И тогда я понял высшую суть этого мира. То есть я знал это и раньше, но теперь именно понял. Она вошла в меня, как непреложный многовековой закон. Да, я умру. Уйду в Валхаллу или еще куда-нибудь. Или просто растворюсь в мировом эфире… Но память обо мне, о том, как я жил и как я умер, останется навсегда. Она будет жить в моих детях. Об этом расскажет Рунгерд нашему сыну. И Гудрун — нашему еще не рожденному ребенку. А те — своим детям. И я буду жить с ними, пока не прервется род. А значит, еще долго-долго, потому что здешние горние боги позаботятся о том, чтобы он не прервался. Хотя бы в память о том, как я повеселю их своей последней песней меча, если воспользоваться лексикой Лейфа Весельчака, утирающего кровь за два щита от меня…

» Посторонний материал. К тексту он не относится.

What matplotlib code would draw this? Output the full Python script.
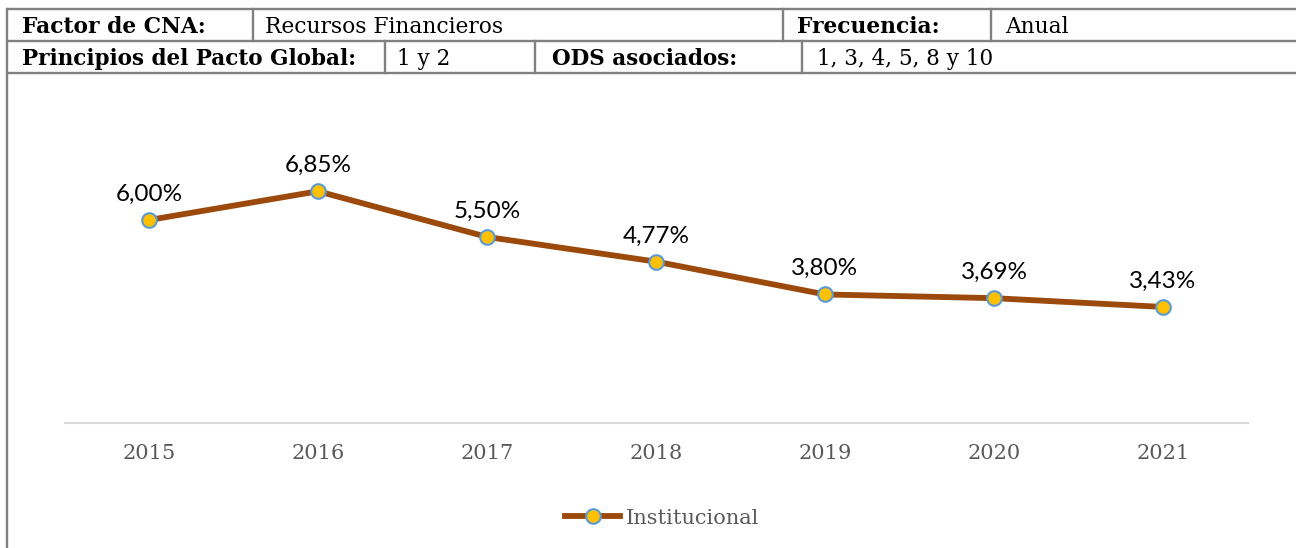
import matplotlib
matplotlib.use("Agg")
import matplotlib.pyplot as plt
import numpy as np

# chart data
years = ["2015", "2016", "2017", "2018", "2019", "2020", "2021"]
values = [6.00, 6.85, 5.50, 4.77, 3.80, 3.69, 3.43]
series_name = "Institucional"

# header table text
row1 = [("Factor de CNA:", True), ("Recursos Financieros", False),
        ("Frecuencia:", True), ("Anual", False)]
row2 = [("Principios del Pacto Global:", True), ("1 y 2", False),
        ("ODS asociados:", True), ("1, 3, 4, 5, 8 y 10", False)]

W, H = 1296, 548
SERIF = "DejaVu Serif"
SANS = "Lato"


def main():
    fig = plt.figure(figsize=(W / 100, H / 100), dpi=100)

    # full figure overlay in pixel coordinates for the table
    bg = fig.add_axes([0, 0, 1, 1])
    bg.set_xlim(0, W)
    bg.set_ylim(H, 0)
    bg.axis("off")

    grey = "#808080"
    lw = 1.7
    for y in (9, 41, 73):
        bg.plot([7, W], [y, y], color=grey, lw=lw, solid_capstyle="butt")
    bg.plot([7, 7], [9, H], color=grey, lw=lw)
    for x in (253, 783, 991):
        bg.plot([x, x], [9, 41], color=grey, lw=lw)
    for x in (385, 535, 802):
        bg.plot([x, x], [41, 73], color=grey, lw=lw)

    xs1 = [22, 265, 797, 1005]
    xs2 = [22, 397, 552, 817]
    for (txt, bold), x in zip(row1, xs1):
        bg.text(x, 33, txt, family=SERIF, fontsize=15.7,
                weight="bold" if bold else "normal", va="baseline", ha="left",
                color="black")
    for (txt, bold), x in zip(row2, xs2):
        bg.text(x, 65, txt, family=SERIF, fontsize=15.5,
                weight="bold" if bold else "normal", va="baseline", ha="left",
                color="black")

    # line chart
    left, right = 64.5, 1247.5
    y0 = 423
    ymax = 8
    px_per = 33.83
    ax = fig.add_axes([left / W, (H - y0) / H, (right - left) / W,
                       ymax * px_per / H])
    x = np.arange(len(years))
    ax.plot(x, values, color="#9C4A0C", lw=4.2, marker="o", markersize=10.5,
            markerfacecolor="#FFC000", markeredgecolor="#5B9BD5",
            markeredgewidth=1.5, label=series_name, zorder=3)
    for xi, v in zip(x, values):
        ax.annotate(f"{v:.2f}%".replace(".", ","), (xi, v),
                    xytext=(0, 11), textcoords="offset points",
                    ha="center", va="bottom", fontsize=17.5, family=SANS,
                    color="black")

    ax.set_xlim(-0.5, len(years) - 0.5)
    ax.set_ylim(0, ymax)
    ax.set_xticks(x)
    ax.set_xticklabels(years, family=SERIF, fontsize=15, color="#595959")
    ax.tick_params(axis="x", length=0, pad=15)
    ax.set_yticks([])
    for s in ("top", "right", "left"):
        ax.spines[s].set_visible(False)
    ax.spines["bottom"].set_color("#D9D9D9")
    ax.spines["bottom"].set_linewidth(1.5)
    ax.patch.set_alpha(0)

    leg = fig.legend(loc="center", bbox_to_anchor=(662 / W, 1 - 518 / H),
                     frameon=False, prop={"family": SERIF, "size": 15},
                     handlelength=2.65, handletextpad=0.25)
    for t in leg.get_texts():
        t.set_color("#595959")

    fig.savefig("out.png", dpi=100)


if __name__ == "__main__":
    main()
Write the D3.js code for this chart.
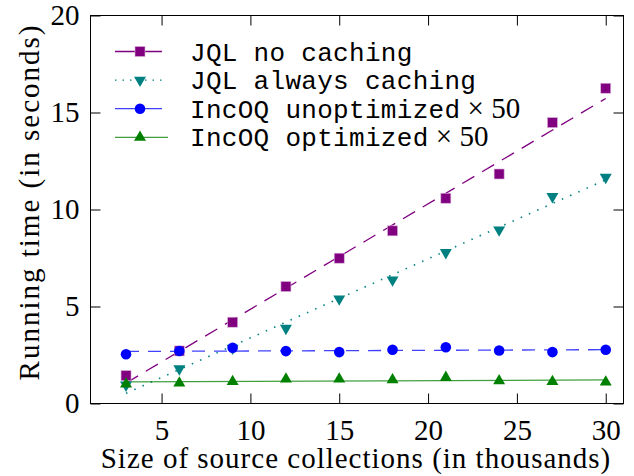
<!DOCTYPE html>
<html>
<head>
<meta charset="utf-8">
<script src="https://cdn.jsdelivr.net/npm/d3@7"></script>
<style>
  body { margin: 0; background: #fff; }
  svg { display: block; }
  .axis path { display: none; }
  .axis line { stroke: #000; stroke-width: 1; }
  .axis text { font-family: "Liberation Serif", "DejaVu Serif", serif; font-size: 29px; fill: #000; }
  .lbl { font-family: "Liberation Serif", "DejaVu Serif", serif; font-size: 29px; fill: #000; }
  .leg { font-family: "Liberation Mono", "DejaVu Sans Mono", monospace; font-size: 26px; letter-spacing: 0.3px; fill: #000; }
</style>
</head>
<body>
<svg id="chart" width="634" height="476"></svg>
<script>
var SIZES = [3, 6, 9, 12, 15, 18, 21, 24, 27, 30];
var JQL_NO_CACHE = [1.44, 2.71, 4.19, 6.03, 7.49, 8.90, 10.58, 11.83, 14.48, 16.25];
var JQL_CACHE = [0.95, 1.79, 2.85, 3.88, 5.39, 6.37, 7.78, 8.95, 10.67, 11.66];
var INCOQ_UNOPT = [2.54, 2.71, 2.87, 2.70, 2.65, 2.77, 2.90, 2.73, 2.65, 2.77];
var INCOQ_OPT = [1.00, 1.05, 1.13, 1.26, 1.26, 1.22, 1.34, 1.17, 1.13, 1.10];
var X_TICKS = [5, 10, 15, 20, 25, 30];
var Y_TICKS = [0, 5, 10, 15, 20];

var series = [
  { name: 'JQL no caching', times: false, values: JQL_NO_CACHE, color: '#800080', dash: '14,9', marker: 'square' },
  { name: 'JQL always caching', times: false, values: JQL_CACHE, color: '#008080', dash: '1.5,7.5', marker: 'down' },
  { name: 'IncOQ unoptimized', times: true, values: INCOQ_UNOPT, color: '#0000ff', dash: '13,9', marker: 'circle' },
  { name: 'IncOQ optimized', times: true, values: INCOQ_OPT, color: '#008000', dash: null, marker: 'up' }
];

var svg = d3.select('#chart');
var margin = { top: 15.5, right: 10.5, bottom: 72.5, left: 90.5 };
var width = 634 - margin.left - margin.right;
var height = 476 - margin.top - margin.bottom;
var TICK = 10;

var x = d3.scaleLinear().domain([1, 31]).range([0, width]);
var y = d3.scaleLinear().domain([0, 20]).range([height, 0]);

var g = svg.append('g')
    .attr('transform', 'translate(' + margin.left + ',' + margin.top + ')');

// ticks, pointing inward on all four sides
g.append('g').attr('class', 'x axis')
    .attr('transform', 'translate(0,' + height + ')')
    .call(d3.axisBottom(x).tickValues(X_TICKS).tickSizeInner(-TICK).tickPadding(16));
g.append('g').attr('class', 'x axis')
    .call(d3.axisTop(x).tickValues(X_TICKS).tickSizeInner(-TICK).tickFormat(''));
g.append('g').attr('class', 'y axis')
    .call(d3.axisLeft(y).tickValues(Y_TICKS).tickSizeInner(-TICK).tickPadding(11));
g.append('g').attr('class', 'y axis')
    .attr('transform', 'translate(' + width + ',0)')
    .call(d3.axisRight(y).tickValues(Y_TICKS).tickSizeInner(-TICK).tickFormat(''));

// least-squares fit through each series
function fit(vals) {
  var mx = d3.mean(SIZES), my = d3.mean(vals);
  var sxy = d3.sum(SIZES, function(s, i) { return (s - mx) * (vals[i] - my); });
  var sxx = d3.sum(SIZES, function(s) { return (s - mx) * (s - mx); });
  var b = sxy / sxx;
  return function(s) { return my + b * (s - mx); };
}

var line = d3.line().x(function(d) { return x(d[0]); }).y(function(d) { return y(d[1]); });
var first = SIZES[0], last = SIZES[SIZES.length - 1];

function drawMarker(sel, kind, color) {
  if (kind === 'square') {
    sel.append('rect').attr('x', -5).attr('y', -5).attr('width', 10).attr('height', 10)
      .attr('fill', color).attr('stroke', '#d9b3d9').attr('stroke-width', 0.6);
  } else if (kind === 'circle') {
    sel.append('circle').attr('r', 5.3).attr('fill', color);
  } else {
    var sym = d3.symbol().type(d3.symbolTriangle).size(62)();
    sel.append('path').attr('d', sym).attr('fill', color)
      .attr('transform', kind === 'down' ? 'rotate(180)' : null);
  }
}

series.forEach(function(s) {
  var f = fit(s.values);
  g.append('path')
      .attr('d', line([[first, f(first)], [last, f(last)]]))
      .attr('fill', 'none')
      .attr('stroke', s.color)
      .attr('stroke-opacity', s.marker === 'circle' || s.marker === 'up' ? 0.75 : 1)
      .attr('stroke-width', s.marker === 'down' ? 1.6 : 1.3)
      .attr('stroke-dasharray', s.dash);
});

series.forEach(function(s) {
  g.selectAll(null)
      .data(s.values)
    .enter().append('g')
      .attr('transform', function(d, i) { return 'translate(' + x(SIZES[i]) + ',' + y(d) + ')'; })
      .each(function() { drawMarker(d3.select(this), s.marker, s.color); });
});

// frame
g.append('rect').attr('width', width).attr('height', height)
    .attr('fill', 'none').attr('stroke', '#000').attr('stroke-width', 1);

// legend
var legend = svg.append('g').attr('transform', 'translate(115,51.5)');
series.forEach(function(s, i) {
  var row = legend.append('g').attr('transform', 'translate(0,' + (i * 28.6) + ')');
  row.append('line').attr('x1', 0).attr('x2', s.marker === 'up' ? 53 : 47)
      .attr('stroke', s.color).attr('stroke-width', 1.3)
      .attr('stroke-opacity', s.marker === 'circle' || s.marker === 'up' ? 0.75 : 1)
      .attr('stroke-dasharray', s.marker === 'down' ? '1.5,6' : null);
  drawMarker(row.append('g').attr('transform', 'translate(25,0)'), s.marker, s.color);
  var t = row.append('text').attr('class', 'leg').attr('x', 75).attr('dy', '0.35em').text(s.name);
  if (s.times) {
    t.append('tspan').attr('class', 'lbl').style('letter-spacing', '0px')
      .text('\u00a0\u00d7\u00a050');
  }
});

// axis titles
svg.append('text').attr('class', 'lbl')
    .attr('x', 356).attr('y', 468)
    .attr('text-anchor', 'middle')
    .style('letter-spacing', '1px')
    .text('Size of source collections (in thousands)');
svg.append('text').attr('class', 'lbl')
    .attr('transform', 'translate(39,202) rotate(-90)')
    .attr('text-anchor', 'middle')
    .style('letter-spacing', '2px')
    .text('Running time (in seconds)');
</script>
</body>
</html>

— Мьёр! — закричал я, опережая команду ярла. — Мьёр-ярл! Поклянись молотом Тора, что наши родичи узнают, как мы умерли!
И Мьёр-ярл ухмыльнулся разбитыми в оладьи губами и прорычал:
— Они узнают! Клянусь!
Он ненавидит меня, подумал я тогда, но отказать не может. У нас одни боги. Они не поймут отказа.
Я еще не знал, насколько ошибался, когда думал, что в этом мире есть люди и герои. Нет здесь героев.
Есть только свои и чужие.
— Клянусь! — прорычал ярл.
И сразу рявкнул команду, после которой нас начали добивать. Однако за долю секунды до того, как вражеское копье с грохотом врезалось в мой щит, я услышал, как где-то вдалеке по-бычьи взревел рог.
Глава тридцать шестая
Те, кто выжил
Мне не повезло. Я не умер. Нас, восьмерых оставшихся на ногах: Стюрмира, Гримара, Хагстейна, Ове Толстого, Лейфа Весельчака, Хунди Толстого, Гуннара Гагару и меня, — взяли живьем. Зажали щитами, когда у нас не осталось ничего, даже ярости.
И тогда я наконец позволил себе потерять сознание.
Когда очнулся, мои ноги были забиты в колодки, а голова мокрехонька, а на руке — тугая повязка. Учитывая колодки, оказание мне первой медицинской не сулило ничего доброго.
Так и вышло.
— Хватит с него, — скомандовал Мьёр-ярл парню, стоявшему надо мной с кожаным ведром. — Он очухался, так что дай ему попить. Он не должен умереть от жажды. И не должен умереть быстро.